By February 23, 2017Herbs

Below is a very brief summary on how to grow closet herbs. At a high level, it covers the basic process for growing soil-based herbs indoors.

Potting soil – Nutrient-rich potting soils like Fox Farms Ocean Mixture or Miracle-Gro are very popular, and it’s easy to put it into 8 inch pots for planting. Plain outdoor soil can be used, but it’s very low in nutrients, and would need to be heated to about 150 degrees for at least 20 minutes to kill any unwanted pests that may be in it.

Use the best quality herb seeds – Quality plants begin with quality seeds. Seeds for many high quality herbs can easily be mail-ordered. “Feminized” seeds are the best, as they virtually guarantee your plants to be feminine in gender and not the worthless male plants that should be thrown away.

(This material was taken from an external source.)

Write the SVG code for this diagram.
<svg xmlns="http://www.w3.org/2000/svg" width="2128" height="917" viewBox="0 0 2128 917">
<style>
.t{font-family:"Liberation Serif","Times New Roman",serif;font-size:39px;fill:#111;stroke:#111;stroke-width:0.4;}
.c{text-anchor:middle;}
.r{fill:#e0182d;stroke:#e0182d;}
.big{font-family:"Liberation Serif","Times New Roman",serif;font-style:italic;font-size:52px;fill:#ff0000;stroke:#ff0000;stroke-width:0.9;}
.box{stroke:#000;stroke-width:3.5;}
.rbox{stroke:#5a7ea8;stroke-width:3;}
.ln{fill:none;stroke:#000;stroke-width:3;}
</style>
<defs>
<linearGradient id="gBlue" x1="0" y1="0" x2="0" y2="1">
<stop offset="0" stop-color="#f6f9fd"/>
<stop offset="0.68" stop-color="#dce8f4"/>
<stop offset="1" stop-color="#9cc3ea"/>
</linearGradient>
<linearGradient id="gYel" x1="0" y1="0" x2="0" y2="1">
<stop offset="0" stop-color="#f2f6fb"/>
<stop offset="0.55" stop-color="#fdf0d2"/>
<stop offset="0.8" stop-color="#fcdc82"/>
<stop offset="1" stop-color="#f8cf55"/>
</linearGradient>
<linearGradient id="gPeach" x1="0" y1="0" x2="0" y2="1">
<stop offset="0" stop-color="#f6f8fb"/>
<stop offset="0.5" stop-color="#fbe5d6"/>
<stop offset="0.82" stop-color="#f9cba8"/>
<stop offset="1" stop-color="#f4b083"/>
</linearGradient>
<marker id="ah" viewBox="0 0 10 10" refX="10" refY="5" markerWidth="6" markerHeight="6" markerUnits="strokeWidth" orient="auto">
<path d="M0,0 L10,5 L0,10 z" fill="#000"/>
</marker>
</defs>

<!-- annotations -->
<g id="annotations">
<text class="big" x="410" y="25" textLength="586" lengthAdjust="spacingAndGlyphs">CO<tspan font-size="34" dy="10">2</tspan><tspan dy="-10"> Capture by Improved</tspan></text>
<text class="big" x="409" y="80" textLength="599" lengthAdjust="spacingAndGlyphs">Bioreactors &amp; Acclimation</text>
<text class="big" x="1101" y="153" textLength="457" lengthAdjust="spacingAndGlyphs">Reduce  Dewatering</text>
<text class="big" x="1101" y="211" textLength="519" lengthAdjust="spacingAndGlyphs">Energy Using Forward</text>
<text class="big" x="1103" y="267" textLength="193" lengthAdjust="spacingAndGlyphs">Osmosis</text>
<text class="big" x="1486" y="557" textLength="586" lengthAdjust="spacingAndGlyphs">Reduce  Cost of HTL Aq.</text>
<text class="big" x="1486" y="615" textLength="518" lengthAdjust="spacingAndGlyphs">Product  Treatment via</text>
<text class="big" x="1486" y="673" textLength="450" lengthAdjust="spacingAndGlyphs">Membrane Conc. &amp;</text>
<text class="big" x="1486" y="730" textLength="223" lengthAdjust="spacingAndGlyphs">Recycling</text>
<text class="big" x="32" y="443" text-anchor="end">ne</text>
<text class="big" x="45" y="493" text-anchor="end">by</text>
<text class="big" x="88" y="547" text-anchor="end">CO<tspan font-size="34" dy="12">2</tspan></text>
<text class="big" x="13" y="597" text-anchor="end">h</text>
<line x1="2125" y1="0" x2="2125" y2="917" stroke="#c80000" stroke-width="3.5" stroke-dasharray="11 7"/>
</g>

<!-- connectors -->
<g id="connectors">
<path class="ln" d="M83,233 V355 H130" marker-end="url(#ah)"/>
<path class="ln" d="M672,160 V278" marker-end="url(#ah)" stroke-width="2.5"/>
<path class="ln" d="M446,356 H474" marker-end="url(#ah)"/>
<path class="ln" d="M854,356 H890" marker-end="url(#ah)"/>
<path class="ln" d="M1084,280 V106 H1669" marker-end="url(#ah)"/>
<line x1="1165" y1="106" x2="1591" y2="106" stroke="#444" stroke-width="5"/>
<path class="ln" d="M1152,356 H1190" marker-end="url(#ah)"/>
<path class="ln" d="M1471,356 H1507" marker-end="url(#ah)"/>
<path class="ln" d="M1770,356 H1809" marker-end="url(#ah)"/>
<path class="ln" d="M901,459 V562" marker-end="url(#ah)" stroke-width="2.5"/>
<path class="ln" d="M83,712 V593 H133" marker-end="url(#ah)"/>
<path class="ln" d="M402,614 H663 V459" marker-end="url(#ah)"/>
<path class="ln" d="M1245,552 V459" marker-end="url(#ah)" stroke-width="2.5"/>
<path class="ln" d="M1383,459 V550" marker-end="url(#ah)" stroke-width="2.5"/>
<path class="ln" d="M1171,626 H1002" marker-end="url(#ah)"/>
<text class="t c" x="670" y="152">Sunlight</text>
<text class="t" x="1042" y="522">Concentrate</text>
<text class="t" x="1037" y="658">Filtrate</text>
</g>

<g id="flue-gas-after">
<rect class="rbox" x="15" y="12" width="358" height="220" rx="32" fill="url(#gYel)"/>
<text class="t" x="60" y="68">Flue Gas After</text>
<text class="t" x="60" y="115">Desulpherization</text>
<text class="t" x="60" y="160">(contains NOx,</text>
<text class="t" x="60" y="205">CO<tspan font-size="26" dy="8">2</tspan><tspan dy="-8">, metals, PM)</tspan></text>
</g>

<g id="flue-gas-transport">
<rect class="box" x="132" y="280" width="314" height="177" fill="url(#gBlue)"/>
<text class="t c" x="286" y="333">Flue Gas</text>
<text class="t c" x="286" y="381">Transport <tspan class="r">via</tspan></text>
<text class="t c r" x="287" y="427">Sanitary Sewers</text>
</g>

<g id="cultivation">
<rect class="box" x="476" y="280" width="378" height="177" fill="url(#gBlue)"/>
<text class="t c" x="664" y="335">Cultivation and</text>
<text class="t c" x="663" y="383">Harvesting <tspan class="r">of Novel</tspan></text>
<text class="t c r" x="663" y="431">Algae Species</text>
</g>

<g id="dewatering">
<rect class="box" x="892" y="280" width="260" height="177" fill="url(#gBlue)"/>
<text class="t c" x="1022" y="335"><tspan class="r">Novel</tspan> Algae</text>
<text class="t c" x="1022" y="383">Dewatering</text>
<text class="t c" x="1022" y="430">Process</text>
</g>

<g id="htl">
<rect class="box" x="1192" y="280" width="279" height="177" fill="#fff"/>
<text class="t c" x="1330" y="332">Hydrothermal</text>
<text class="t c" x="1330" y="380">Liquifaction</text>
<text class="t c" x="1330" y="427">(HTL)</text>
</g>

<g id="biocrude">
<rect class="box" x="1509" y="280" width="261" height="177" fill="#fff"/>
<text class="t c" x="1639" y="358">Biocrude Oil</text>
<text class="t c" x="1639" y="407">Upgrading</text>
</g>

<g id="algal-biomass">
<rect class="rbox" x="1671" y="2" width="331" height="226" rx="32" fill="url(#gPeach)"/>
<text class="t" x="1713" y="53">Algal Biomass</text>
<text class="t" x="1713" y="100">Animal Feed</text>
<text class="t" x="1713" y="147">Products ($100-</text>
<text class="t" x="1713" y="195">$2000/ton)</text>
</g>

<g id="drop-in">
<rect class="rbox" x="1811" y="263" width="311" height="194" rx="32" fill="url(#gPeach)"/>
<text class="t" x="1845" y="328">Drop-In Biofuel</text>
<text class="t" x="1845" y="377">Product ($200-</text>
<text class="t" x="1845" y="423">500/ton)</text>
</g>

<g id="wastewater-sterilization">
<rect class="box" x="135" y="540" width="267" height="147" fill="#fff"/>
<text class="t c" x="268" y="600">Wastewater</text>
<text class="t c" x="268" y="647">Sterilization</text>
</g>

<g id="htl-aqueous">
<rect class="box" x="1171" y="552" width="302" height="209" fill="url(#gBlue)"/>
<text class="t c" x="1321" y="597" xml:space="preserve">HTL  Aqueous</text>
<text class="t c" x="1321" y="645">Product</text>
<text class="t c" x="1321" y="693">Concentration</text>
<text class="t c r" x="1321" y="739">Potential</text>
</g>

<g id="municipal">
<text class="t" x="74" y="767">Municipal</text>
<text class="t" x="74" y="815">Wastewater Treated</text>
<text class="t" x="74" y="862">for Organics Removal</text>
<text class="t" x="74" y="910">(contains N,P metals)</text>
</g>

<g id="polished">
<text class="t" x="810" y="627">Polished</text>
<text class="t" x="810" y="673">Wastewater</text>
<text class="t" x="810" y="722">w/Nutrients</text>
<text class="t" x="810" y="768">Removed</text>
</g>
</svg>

Germinating herb seedlings – Poke a hole about 3/4 deep into your potting soil, drop one seed into it, cover lightly with soil, and water. It’s important to keep the soil moist – but not necessarily soaked – at all times during the germination stage, which can last as long as ten days. (Some growers insist on germinating seeds on wet paper towels and transplanting them once they’ve sprouted, but it’s unnecessary work and you run the risk of killing your delicate sprouts if the paper towels dry out.)

Use fluorescent and HPS lighting – During the early vegetative growth stage, fluorescent lights work well for getting rapid growth out of your herbs. Later on, when your herbs are ready for the flowering stage, switch them to high pressure sodium (HPS) lighting which has a shorter, redder wavelength. You can use fluorescent throughout your growing cycle, but it will reduce your ultimate herb yield when it’s time to harvest.

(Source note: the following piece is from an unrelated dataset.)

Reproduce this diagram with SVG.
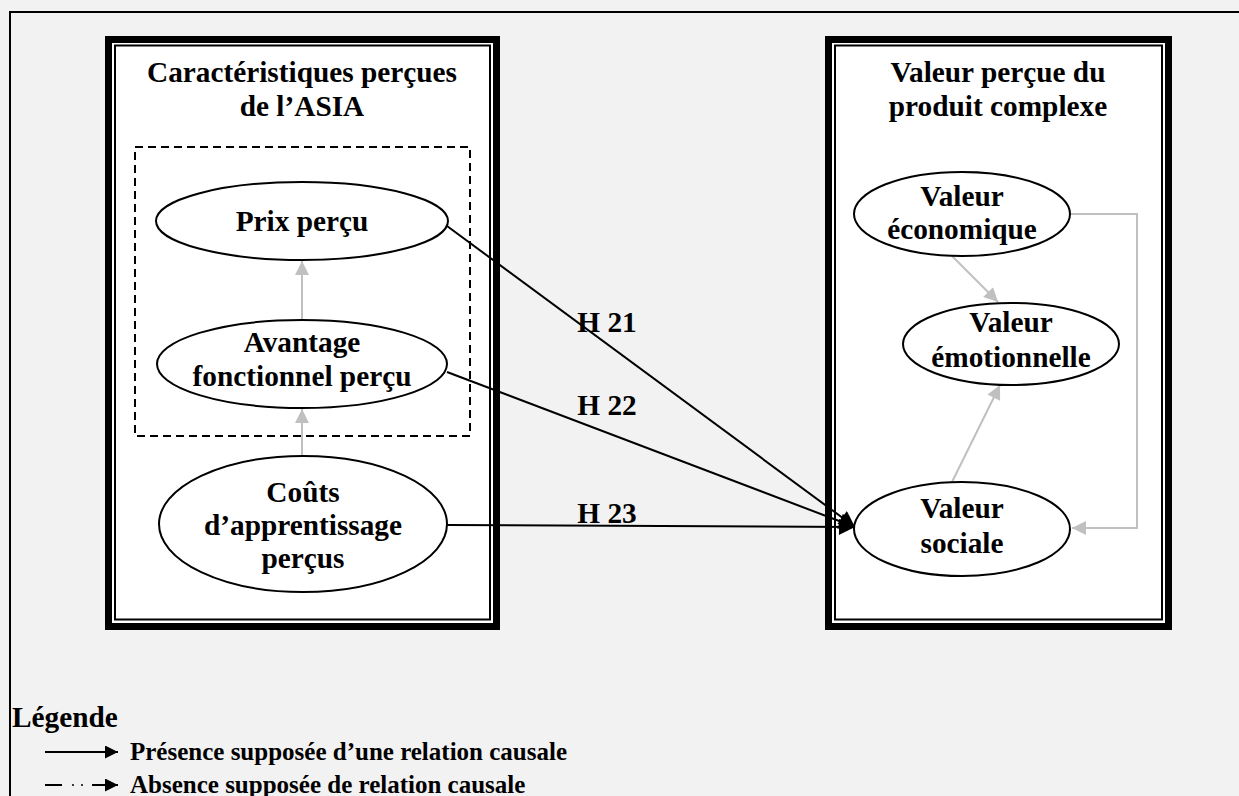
<svg xmlns="http://www.w3.org/2000/svg" width="1239" height="796" viewBox="0 0 1239 796">
<defs>
<style>
text{font-family:"Liberation Serif","Times New Roman",serif;font-weight:bold;fill:#000;text-anchor:middle}
.t{font-size:29.3px}
.lg{font-size:25px;text-anchor:start}
.ell{fill:#fff;stroke:#000;stroke-width:2}
.thick{fill:#fff;stroke:#000;stroke-width:7}
.thin{fill:none;stroke:#000;stroke-width:2}
.blk{fill:none;stroke:#000;stroke-width:2}
.gry{fill:none;stroke:#c0c0c0;stroke-width:2}
</style>
<marker id="ab" viewBox="0 0 10 10" refX="10" refY="5" markerWidth="22" markerHeight="16" markerUnits="userSpaceOnUse" orient="auto"><path d="M0,0 L10,5 L0,10 z" fill="#000"/></marker>
<marker id="ag" viewBox="0 0 10 10" refX="10" refY="5" markerWidth="16" markerHeight="14" markerUnits="userSpaceOnUse" orient="auto"><path d="M0,0 L10,5 L0,10 z" fill="#c0c0c0"/></marker>
<marker id="al" viewBox="0 0 10 10" refX="10" refY="5" markerWidth="15" markerHeight="13" markerUnits="userSpaceOnUse" orient="auto"><path d="M0,0 L10,5 L0,10 z" fill="#000"/></marker>
</defs>
<rect x="0" y="0" width="1239" height="796" fill="#f2f2f2"/>
<path d="M10,800 V12 H1245" fill="none" stroke="#000" stroke-width="2"/>

<g id="box-left">
<rect class="thick" x="108.5" y="39.5" width="388" height="587"/>
<rect class="thin" x="115" y="45.5" width="375" height="574"/>
<text class="t" x="302" y="82">Caractéristiques perçues</text>
<text class="t" x="302" y="116">de l’ASIA</text>
<rect x="135" y="147" width="335" height="289" fill="none" stroke="#000" stroke-width="2" stroke-dasharray="8,5"/>
</g>
<g id="box-right">
<rect class="thick" x="828.5" y="39.5" width="340" height="587"/>
<rect class="thin" x="835" y="45.5" width="327" height="574"/>
<text class="t" x="998" y="82">Valeur perçue du</text>
<text class="t" x="998" y="116">produit complexe</text>
</g>

<g id="connectors">
<line class="gry" x1="302" y1="320" x2="302" y2="261" marker-end="url(#ag)"/>
<line class="gry" x1="302" y1="456" x2="302" y2="409" marker-end="url(#ag)"/>
<line class="gry" x1="952" y1="256" x2="998" y2="302" marker-end="url(#ag)"/>
<line class="gry" x1="952" y1="482" x2="1000" y2="385" marker-end="url(#ag)"/>
<polyline class="gry" points="1070,214 1137,214 1137,528 1072,528" marker-end="url(#ag)"/>
<line class="blk" x1="447" y1="226" x2="855" y2="527" marker-end="url(#ab)"/>
<line class="blk" x1="447" y1="372" x2="855" y2="527" marker-end="url(#ab)"/>
<line class="blk" x1="447" y1="525" x2="855" y2="527" marker-end="url(#ab)"/>
<text class="t" x="607" y="332">H 21</text>
<text class="t" x="607" y="415">H 22</text>
<text class="t" x="607" y="523">H 23</text>
</g>

<g id="n-prix">
<ellipse class="ell" cx="302" cy="221" rx="146" ry="39"/>
<text class="t" x="302" y="231">Prix perçu</text>
</g>
<g id="n-avantage">
<ellipse class="ell" cx="302" cy="364" rx="145" ry="44"/>
<text class="t" x="302" y="352">Avantage</text>
<text class="t" x="302" y="386">fonctionnel perçu</text>
</g>
<g id="n-couts">
<ellipse class="ell" cx="303" cy="524" rx="144" ry="68"/>
<text class="t" x="303" y="502">Coûts</text>
<text class="t" x="303" y="535">d’apprentissage</text>
<text class="t" x="303" y="568">perçus</text>
</g>
<g id="n-eco">
<ellipse class="ell" cx="962" cy="214" rx="108" ry="42"/>
<text class="t" x="962" y="206">Valeur</text>
<text class="t" x="962" y="239">économique</text>
</g>
<g id="n-emo">
<ellipse class="ell" cx="1011" cy="344" rx="108" ry="41"/>
<text class="t" x="1011" y="332">Valeur</text>
<text class="t" x="1011" y="367">émotionnelle</text>
</g>
<g id="n-soc">
<ellipse class="ell" cx="962" cy="529" rx="108" ry="47"/>
<text class="t" x="962" y="518">Valeur</text>
<text class="t" x="962" y="553">sociale</text>
</g>

<g id="legend">
<text class="t" x="12" y="727" style="text-anchor:start">Légende</text>
<line x1="45" y1="752" x2="118" y2="752" stroke="#000" stroke-width="2" marker-end="url(#al)"/>
<text class="lg" x="130" y="760">Présence supposée d’une relation causale</text>
<line x1="45" y1="785" x2="62" y2="785" stroke="#000" stroke-width="2"/>
<line x1="72" y1="785" x2="74" y2="785" stroke="#000" stroke-width="1.5"/>
<line x1="81" y1="785" x2="83" y2="785" stroke="#000" stroke-width="1.5"/>
<line x1="92" y1="785" x2="118" y2="785" stroke="#000" stroke-width="2" marker-end="url(#al)"/>
<text class="lg" x="130" y="793">Absence supposée de relation causale</text>
</g>
</svg>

Nutrients for herbs – All plant fertilizers contain nitrogen (N), phosphorous (P), and potassium (K). When you read the label, you’ll see the ratios of each of those nutrients listed in an order similar to 2-4-8, 2-1-1, or something similar. While in the early vegetation stage, herbs need more nitrogen and phosphorous than potassium. In the subsequent flowering stage, the plants need more potassium to help their flowering process. You can use either powder-based or liquid fertilizers with equal confidence.

Water your herbs – Using tap water is perfectly fine as long as you allow the chlorine in it to evaporate overnight, and it must be at room temperature when watering your plants. Once you’ve mixed your nutrients with the water, make sure that the ph balance of the mixture falls somewhere in the slightly acidic range (between 6 – 7 ph). If your mixture is too alkaline, add phosphoric acid to it, or something similar like white vinegar.

Herb temperature – Being pretty hardy, herbs will flourish if they’re kept within a reasonable temperature range of 10C (50F) – 32C (90F). If you keep your grow closet hotter, you’ll probably need to water them more often.

Herbs and CO2 – Many studies have shown that using CO2 in your grow closet can increase your herbs’ vegetative process by almost 25%.

How to prune your herbs – Since the broad leaves of your herbs are used for photosynthesis, you’ll want your grow lights to penetrate as far down into your plants as possible. Most growers only prune their herbs to increase the flow of light to lower plant levels.

Flowering your herbs – When growing outdoors, the plants will automatically begin to flower when they sense fall approaching (the days get shorter and dusk comes earlier each evening). If growing indoors, simply switching from an always-on light schedule to a 12 hours on / 12 hours off schedule will trick the plants into thinking fall is approaching, and herbs will begin to form.

Harvesting and trimming – After your plants have matured fully and you’ve cut them down, trim away any organic material that looks withered, rotten, or otherwise useless. A sharp pair of scissors or shears will do the trick nicely.

Drying & curing herbs – Once trimmed, hang your harvested plants upside down in a dark, room-temperature space where air can circulate freely around them. When you can snap off a couple of stems cleanly instead of just bending them (usually within one or two weeks), your plants are ready for use.